Deployment is an advanced feature. This tutorial shows how to use it to produce a deployed model. Actually using the deployed model in another project requires knowledge about.
Deployment is still in experimental state and might change in future!
SOL’s deployment functionality works in a similar way to sol.optimize()
. Just
instead of creating and optimized model that is compiled when it is called,
sol.deploy
creates a directly compiled library of the given model at the given
path. Both functions can be controlled by the same environment variables and
sol.config
. So, for example autotuning can also be enabled or disabled by
setting sol.config["autotuning"]
. But deploy does not read many of its options
directly from the model. Instead you have to define them manually. The
function’s signature looks like this:
def deploy(model, args=[], kwargs={}, fwargs={}, *,
library_type:str = "shared_lib",
library_func:str = "predict",
library_name:str = "sol_deploy",
library_path:str = ".",
device:str,
device_idx:int = 0,
device_idx_runtime:int = 0,
weights_type:str = "linked",
weights_path:str = ".",
vdims:Optional[Union[List, Tuple]] = None,
compiler_args = {},
no_avx_512 = False
):
These options can be separated into four categories:
These options define how SOL optimizes and compiles the network. Most of these are similar to sol.optimize()
.
Parameter | Valid Options/Type | Description |
---|---|---|
model | nn.module/tf.model/onnx_model | The Model, defined in any framework that is supported by SOL |
args | torch.Tensor/tf.Tensor | An Example input, used to get datatype and shapes |
kwargs | dict | Keyword arguments |
kwargs | dict | Framework arguments, e.g. shape |
vdims | list | Variable dimensions, see VDim |
compiler_args | dict | Dictionary which is given directly to underlying JIT compilers |
These options define the properties of the generated library.
Parameter | Valid Options | Description |
---|---|---|
library_type | shared_lib, static_lib |
Creates a shared (.so) or static (.a) library. |
library_name | str | Name of the Library. “sol_” will be used as prefix. |
library_func | str | Name of the main function of that library. |
library_path | str | Path to which the generated Files will be written. |
These options define how weights are stored and read by the generated library.
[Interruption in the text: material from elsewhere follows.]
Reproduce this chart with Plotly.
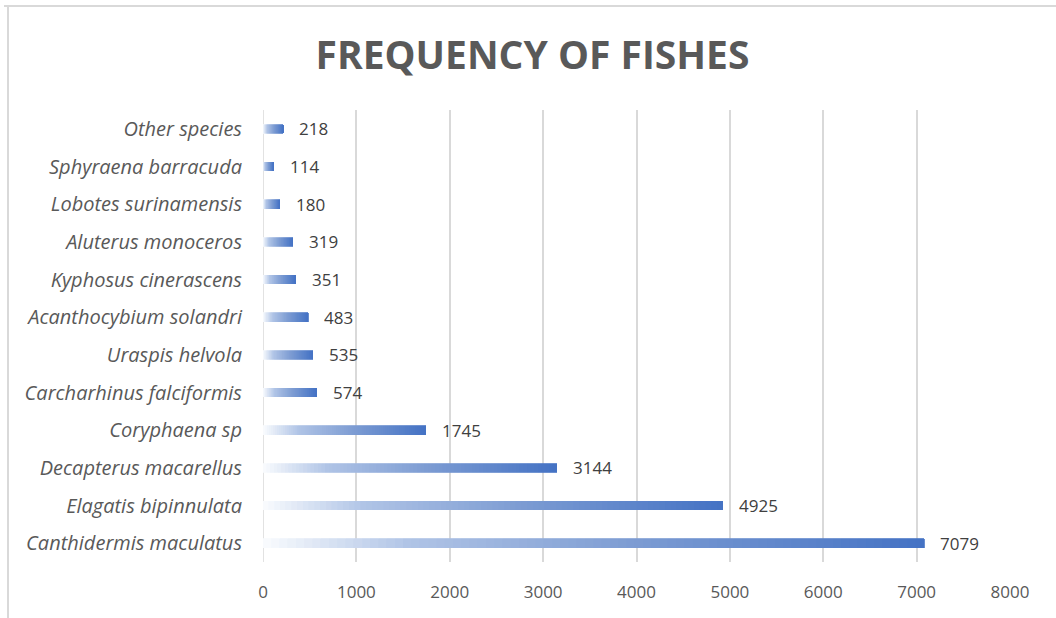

Parameter | Valid Options | Description |
---|---|---|
weights_type | linked, extern |
Weights are either linked into the generated library or stored in an external location. |
weights_path | str | Path to store external weights. (Can be None for linked weights.) |
Weights that are linked into the library require less manual handling, because they are part of the same file. But the size of a shared library is limited by Linux, so you cannot use this functions for larger networks. Keeping the weights external also allows you to free them on the host if you have moved your model to another device during execution. The library on the other hand stays loaded on the host side as long as it is in use.
These options define the device and the execution mode of how the deployed model.
Parameter | Valid Options | Description |
---|---|---|
device | x86, nvidia, ve, veo |
|
device_idx | int | Device id during compilation (+ autotuning) |
device_idx_runtime | int | Device id of the generated library |
The difference between ve
and veo
is in their respective execution modes.
ve
generates a .vso
library that can be linked into an executable that can
run directly on the Vector Engine. veo
stands for Vector Engine offloading
and generates a host library and a device library. You can use the host library
in your x86 project and it will offload the model and its in- and outputs
automatically to the Vector Engine during runtime.
Here is an example script:
import sol
import torch
import torchvision.models as models
model = models.get_model("convnext_small")
model.eval()
input = torch.rand(10,3,224,224, dtype=torch.float32)
sol.deploy(model, [input],
library_type = "shared_lib",
library_func = "predict",
library_name = "sol_convnext",
library_path = "/LOCAL/deployment",
device_idx = 0,
device = "nvidia",
weights_type = "extern",
weights_path = "data",
# Advanced features
vdims = [False],
compiler_args = {"ispc::vector":"avx2", "gcc:march":"native"},
)
This script creates a folder in /LOCAL/deployment with the following contents:
demouser:LOCAL/deployment$ ls
data libsol_convnext.so sol_convnext_example.c sol_convnext_example.py sol_convnext.h
To compile and run the generated the example, run the following commands.
demouser:LOCAL/deployment$ g++ sol_convnext_example.c -lsol_convnext -o sol_convnext_exe
demouser:LOCAL/deployment$ ./sol_convnext_exe
Note that LIBRARY_PATH
needs to include the location of libsol_convnext.so
for the linker (ld
) to be able to link against it. To run the executable, the
loader (ld.so
) needs to be able to locate the shared library as well. Set
LD_LIBRARY_PATH
accordingly or move libsol_convnext.so
to a folder included
in these paths.
Alternatively you can run the generated python example:
demouser:LOCAL/deployment$ python sol_convnext_example.py
The generated examples are meant to be human readable and show you how to call the deployed model from their respective languages.